RobH closed this task as Resolved.EditedMay 24 2021, 9:41 PM

Keeping a racking task in DC ops open for this isn't going to work, as this counts against our SLA metrics as part of our OKRs.

Re-opening because snapshot1014 and snapshot1015 don't have any role applied and Puppet is broken since 25 days.

They have been on hold pending the availability of a colleague who would be learning about their setup. I hope to find out more about that person's availability this week.

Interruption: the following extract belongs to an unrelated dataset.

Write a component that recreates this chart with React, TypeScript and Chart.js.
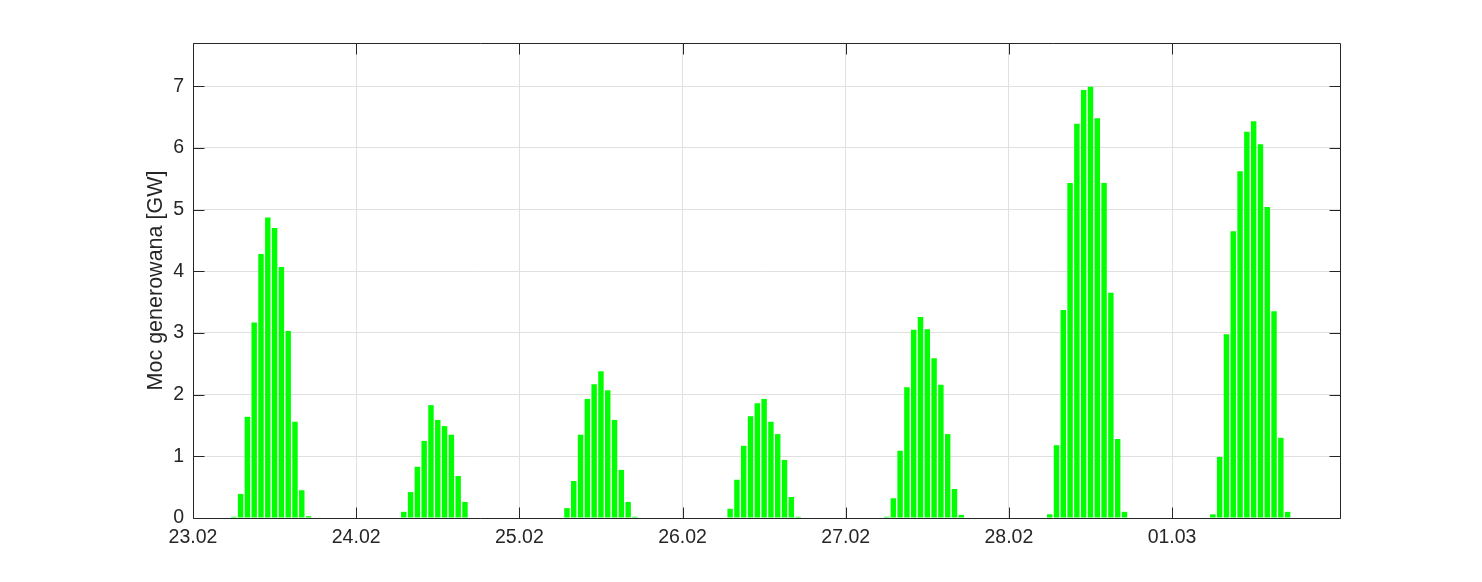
import React, { useEffect, useRef } from "react";
import { Chart, registerables } from "chart.js";

Chart.register(...registerables);

// Day tick labels (one tick per day, at midnight)
const dayLabels = ["23.02", "24.02", "25.02", "26.02", "27.02", "28.02", "01.03"];

// First hour (of the day) that has a bar, per day
const startHours = [6, 7, 7, 7, 6, 6, 6];

// Hourly generated power [GW], per day, starting at startHours[d]
const day1 = [0.02, 0.39, 1.64, 3.17, 4.28, 4.87, 4.7, 4.07, 3.03, 1.56, 0.45, 0.03];
const day2 = [0.1, 0.42, 0.83, 1.25, 1.83, 1.59, 1.49, 1.35, 0.68, 0.26];
const day3 = [0.16, 0.6, 1.35, 1.93, 2.17, 2.38, 2.07, 1.59, 0.78, 0.26, 0.02];
const day4 = [0.15, 0.62, 1.17, 1.65, 1.86, 1.93, 1.56, 1.36, 0.94, 0.34, 0.02];
const day5 = [0.02, 0.32, 1.09, 2.12, 3.05, 3.26, 3.06, 2.59, 2.16, 1.36, 0.47, 0.05];
const day6 = [0.06, 1.18, 3.37, 5.43, 6.39, 6.94, 6.99, 6.48, 5.43, 3.65, 1.28, 0.1];
const day7 = [0.06, 0.99, 2.98, 4.65, 5.62, 6.26, 6.43, 6.06, 5.04, 3.35, 1.3, 0.1];

const days = [day1, day2, day3, day4, day5, day6, day7];

const yTicks = [0, 1, 2, 3, 4, 5, 6, 7];
const X_MAX_HOURS = 168.7;
const Y_MAX = 7.7;

const TEXT = "#262626";
const GRID = "#e0e0e0";
const FONT = "'Liberation Sans', Arial, Helvetica, sans-serif";

const axesBox = {
  id: "axesBox",
  afterDraw(chart: any) {
    const { ctx, chartArea: a, scales } = chart;
    const xs = scales.x;
    const ys = scales.y;
    const L = 11;
    const left = Math.round(a.left) + 0.5;
    const right = Math.round(a.right) + 0.5;
    const top = Math.round(a.top) + 0.5;
    const bottom = Math.round(a.bottom) + 0.5;
    ctx.save();
    ctx.strokeStyle = TEXT;
    ctx.lineWidth = 1;
    ctx.beginPath();
    ctx.rect(left, top, right - left, bottom - top);
    xs.ticks.forEach((t: any) => {
      const px = Math.round(xs.getPixelForValue(t.value)) + 0.5;
      ctx.moveTo(px, bottom);
      ctx.lineTo(px, bottom - L);
      ctx.moveTo(px, top);
      ctx.lineTo(px, top + L);
    });
    ys.ticks.forEach((t: any) => {
      const py = Math.round(ys.getPixelForValue(t.value)) + 0.5;
      ctx.moveTo(left, py);
      ctx.lineTo(left + L, py);
      ctx.moveTo(right, py);
      ctx.lineTo(right - L, py);
    });
    ctx.stroke();
    ctx.restore();
  },
};

export default function App() {
  const ref = useRef<HTMLCanvasElement | null>(null);

  useEffect(() => {
    if (!ref.current) return;
    const points: { x: number; y: number }[] = [];
    days.forEach((vals, d) => {
      vals.forEach((v, i) => {
        points.push({ x: d * 24 + startHours[d] + i, y: v });
      });
    });

    const chart = new Chart(ref.current, {
      type: "bar",
      data: {
        datasets: [
          {
            data: points as any,
            backgroundColor: "#00ff00",
            borderWidth: 0,
            barPercentage: 0.8,
            categoryPercentage: 1,
          },
        ],
      },
      plugins: [axesBox],
      options: {
        responsive: false,
        animation: false,
        events: [],
        layout: { padding: { left: 0, top: 43, right: 142, bottom: 0 } },
        plugins: { legend: { display: false }, tooltip: { enabled: false } },
        scales: {
          x: {
            type: "linear",
            min: 0,
            max: X_MAX_HOURS,
            offset: false,
            afterBuildTicks: (scale: any) => {
              scale.ticks = dayLabels.map((_, i) => ({ value: i * 24 }));
            },
            afterFit: (scale: any) => {
              scale.height = 64;
            },
            grid: { color: GRID, drawTicks: false, offset: false },
            border: { display: false },
            ticks: {
              autoSkip: false,
              maxRotation: 0,
              includeBounds: false,
              padding: 8,
              color: TEXT,
              font: { family: FONT, size: 19.5 },
              callback: (value: any) => dayLabels[Math.round(Number(value) / 24)] ?? "",
            },
          },
          y: {
            min: 0,
            max: Y_MAX,
            afterBuildTicks: (scale: any) => {
              scale.ticks = yTicks.map((v) => ({ value: v }));
            },
            afterFit: (scale: any) => {
              scale.width = 193;
            },
            grid: { color: GRID, drawTicks: false },
            border: { display: false },
            ticks: {
              padding: 9,
              color: TEXT,
              font: { family: FONT, size: 19.5 },
              callback: (value: any) => String(value),
            },
            title: {
              display: true,
              text: "Moc generowana [GW]",
              color: TEXT,
              font: { family: FONT, size: 21.5 },
              padding: { top: 143, bottom: 0 },
            },
          },
        },
      },
    });
    return () => chart.destroy();
  }, []);

  return (
    <canvas
      ref={ref}
      width={1482}
      height={582}
      style={{ position: "absolute", left: 0, top: 0, display: "block" }}
    />
  );
}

Keeping a racking task open in DC-Ops after its done isn't an option for us, as we have OKR specific SLAs that track how long racking tasks are open. For that same reason, removing the projects from a racking task breaks/hurts our metrics as well. Racking tasks basically need to stay just that from creation to resolution, DC ops specific racking tasks. Anything for non dc ops post racking/setup needs to be handled via a different task.

Once a server is racked, role(insetup) is typically applied, and was done so for these via https://gerrit.wikimedia.org/r/c/operations/puppet/+/682765/. At some point since then, it seems that it was removed and/or/maybe remimaged, breaking these runs.

I've opened T283545 to track the error, and I've resolved this task.